Un altare popolare che, alcuni anni dopo, lo scrittore francese Jean Giono descriverà come «il monumento ai caduti più straordinario che ci sia. Orribile ma perfetto». Un mosaico di volti che «ci appaiono com’erano agli occhi di chi li amava: il grande e paffuto uomo coi baffi a manubrio, il bel tenebroso con la cravatta impeccabile [...]. Mi sono venute le lacrime agli occhi davanti a un nome che una madre aveva accompagnato [...] con la fotografia di un biondino in braghini corti e colletto alla marinara. Aveva voluto custodirlo nel ricordo a quell'età. Mi sono avvicinato all'immagine, sia per mascherare la mia emozione, sia per imprimermi nella memoria i tratti di quel bambino. Era ancora più terribile di quanto pensassi. Si trattava della foto di un comunicando, pieno di meraviglia».
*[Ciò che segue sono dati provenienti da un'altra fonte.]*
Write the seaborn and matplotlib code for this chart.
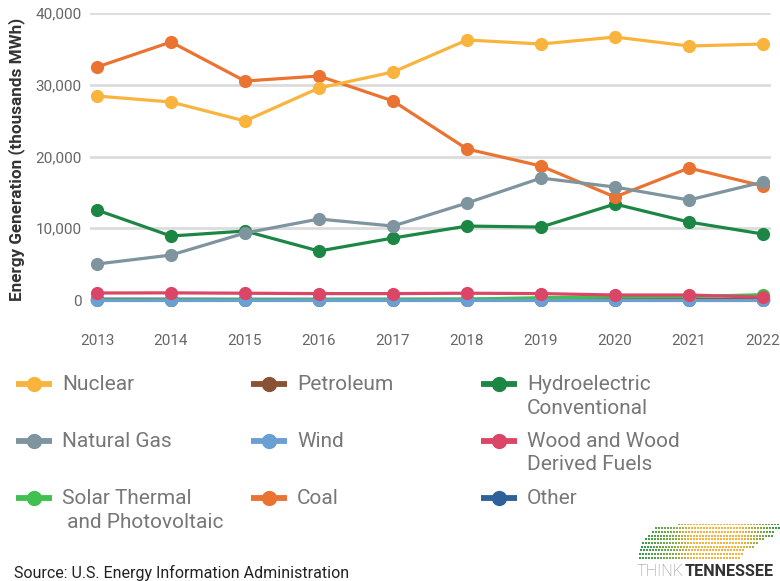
import numpy as np
import pandas as pd
import seaborn as sns
import matplotlib.pyplot as plt
from matplotlib.lines import Line2D
from matplotlib.colors import LinearSegmentedColormap

years = [2013, 2014, 2015, 2016, 2017, 2018, 2019, 2020, 2021, 2022]
nuclear = [28430, 27600, 24950, 29550, 31780, 36240, 35680, 36650, 35400, 35680]
petroleum = [80, 70, 60, 60, 60, 60, 60, 60, 60, 60]
hydro = [12540, 8920, 9620, 6830, 8640, 10310, 10170, 13380, 10870, 9200]
natural_gas = [5020, 6270, 9340, 11290, 10310, 13520, 17000, 15750, 13940, 16450]
wind = [40, 40, 40, 40, 40, 40, 40, 40, 40, 40]
wood = [980, 1000, 950, 900, 900, 950, 900, 700, 700, 400]
solar = [20, 30, 50, 60, 80, 130, 330, 430, 480, 750]
coal = [32470, 35960, 30520, 31220, 27740, 21050, 18680, 14360, 18400, 15890]
other = [120, 120, 110, 110, 110, 110, 110, 110, 110, 110]

series = {
    "Nuclear": nuclear,
    "Petroleum": petroleum,
    "Hydroelectric\nConventional": hydro,
    "Natural Gas": natural_gas,
    "Wind": wind,
    "Wood and Wood\nDerived Fuels": wood,
    "Solar Thermal\n and Photovoltaic": solar,
    "Coal": coal,
    "Other": other,
}
colors = {
    "Nuclear": "#F9B43D",
    "Petroleum": "#8A5234",
    "Hydroelectric\nConventional": "#1C8745",
    "Natural Gas": "#7E949E",
    "Wind": "#6A9FD3",
    "Wood and Wood\nDerived Fuels": "#DB4566",
    "Solar Thermal\n and Photovoltaic": "#40C050",
    "Coal": "#EB7331",
    "Other": "#2E6199",
}
draw_order = ["Other", "Petroleum", "Solar Thermal\n and Photovoltaic", "Wind",
              "Wood and Wood\nDerived Fuels", "Hydroelectric\nConventional",
              "Coal", "Natural Gas", "Nuclear"]

rows = []
for name in draw_order:
    for y, v in zip(years, series[name]):
        rows.append({"Year": y, "Value": v, "Source": name})
df = pd.DataFrame(rows)

sns.set_theme(style="white")
plt.rcParams['font.family'] = ['Roboto', 'DejaVu Sans']

fig = plt.figure(figsize=(7.8, 5.81), dpi=100)
W, H = 780, 581
ax_l, ax_r, ax_t, ax_b = 90, 771, 13, 306
ax = fig.add_axes([ax_l / W, 1 - ax_b / H, (ax_r - ax_l) / W, (ax_b - ax_t) / H])

sns.lineplot(data=df, x="Year", y="Value", hue="Source", hue_order=draw_order,
             palette=colors, marker="o", markersize=9.5, markeredgewidth=0,
             linewidth=2.3, legend=False, ax=ax, sort=False)

ax.set_xlim(2013 - 7 / 74, 2022 + 8 / 74)
ax.set_ylim(-830, 40000)
ax.set_xticks(years)
ax.set_xticklabels([str(y) for y in years])
ax.set_yticks([0, 10000, 20000, 30000, 40000])
ax.set_yticklabels(["0", "10,000", "20,000", "30,000", "40,000"])
ax.grid(axis="y", color="#DCDCDC", linewidth=2)
ax.set_axisbelow(True)
for s in ax.spines.values():
    s.set_visible(False)
ax.tick_params(axis="x", length=0, pad=20, labelsize=11, labelcolor="#666666")
ax.tick_params(axis="y", length=0, pad=6, labelsize=11, labelcolor="#666666")
ax.set_xlabel("")
ax.set_ylabel("Energy Generation (thousands MWh)", fontsize=12.3, fontweight="bold",
              color="#333333")
ax.yaxis.set_label_coords(-(ax_l - 25) / (ax_r - ax_l), 0.5)

# Legend (manual, 3 columns)
legend_layout = [
    ("Nuclear", 34, 384), ("Petroleum", 269, 384), ("Hydroelectric\nConventional", 499, 384),
    ("Natural Gas", 34, 441), ("Wind", 269, 441), ("Wood and Wood\nDerived Fuels", 499, 441),
    ("Solar Thermal\n and Photovoltaic", 34, 498), ("Coal", 269, 498), ("Other", 499, 498),
]
for name, cx, cy in legend_layout:
    c = colors[name]
    fy = 1 - cy / H
    fig.add_artist(Line2D([(cx - 18) / W, (cx + 18) / W], [fy, fy], color=c,
                          linewidth=4.2, transform=fig.transFigure, solid_capstyle="butt"))
    fig.add_artist(Line2D([cx / W], [fy], color=c, marker="o", markersize=11,
                          markeredgewidth=0, transform=fig.transFigure))
    fig.text((cx + 28) / W, fy + 9 / H, name, fontsize=15, color="#777777",
             va="top", ha="left", linespacing=1.3)

fig.text(14 / W, 1 - 573 / H, "Source: U.S. Energy Information Administration",
         fontsize=11.5, color="#222222", va="center", ha="left")

# Logo: dotted shape + text
lax = fig.add_axes([620 / W, 1 - 562 / H, 160 / W, 42 / H])
lax.set_xlim(620, 780)
lax.set_ylim(562, 520)
lax.axis("off")
cmap = LinearSegmentedColormap.from_list(
    "tn", [(0.0, "#2E9A48"), (0.25, "#7FAE40"), (0.38, "#F2B33D"),
           (0.72, "#F5B43A"), (0.82, "#A9AE3E"), (1.0, "#2E9A48")])
dx, dy = 3.0, 3.7
xs, ys, cs = [], [], []
row_starts = [679, 656, 653, 649, 646, 643, 642, 641, 640, 640]
row_ends = [780, 780, 776, 773, 765, 758, 755, 745, 745, 741]
for i, (x_start, x_end) in enumerate(zip(row_starts, row_ends)):
    yy = 524.5 + i * dy
    xx = np.arange(x_start, x_end, dx)
    xs.extend(xx)
    ys.extend([yy] * len(xx))
    cs.extend((xx - 640) / 140)
lax.scatter(xs, ys, s=2.0, c=np.clip(cs, 0, 1), cmap=cmap, marker="s", linewidths=0)

t1 = fig.text(637 / W, 1 - 571 / H, "THINK", fontsize=11.6, color="#888888",
              va="center", ha="left", fontweight="light")
fig.canvas.draw()
bb = t1.get_window_extent()
fig.text(bb.x1 / W + 0.5 / W, 1 - 571 / H, "TENNESSEE", fontsize=11.6, color="#333333",
         fontweight="bold", va="center", ha="left")

fig.savefig("out.png", dpi=100)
Alla fine degli anni ‘50 questo muro del ricordo fu trasformato in monumento permanente, le immagini fissate dalla fotoceramica, diventando un segno importante per la storia cittadina e tuttavia perdendo la forza dell'urgenza. Nel 2012 sono emerse alcune fotografie scattate a Bologna il 21 aprile 1945 da un giovane soldato statunitense, Edward Reep: di quel giorno si erano tramandate immagini di festa, ora improvvisamente affioravano altri sguardi, gravati da rabbia, dolore e dignità, che avevano trovato forma in quel memoriale spontaneo.

IL VALORE DEI LUOGHI

Nati istintivamente o progettati minuziosamente, frutto della volontà degli uomini o del lavoro del tempo, che valore hanno i luoghi della memoria per il presente? Evocati spesso dalla retorica dei “mai più”, purtroppo non hanno il potere di dare ricette facili per evitare il ripetersi degli eventi. Possono invece invitare a fermarci, a pensare, a sentire dolorosamente. Perché attraversare un luogo della memoria – della violenza, del trauma – solleva domande, più che dare confortevoli risposte. Domande, dubbi, che non sono scissi dalle emozioni: è su questo nodo che i luoghi della memoria inducono a lavorare, per cercare di capire il passato e per – come indicava il teologo, politico ed ex partigiano don Giuseppe Dossetti – vigilare sul presente.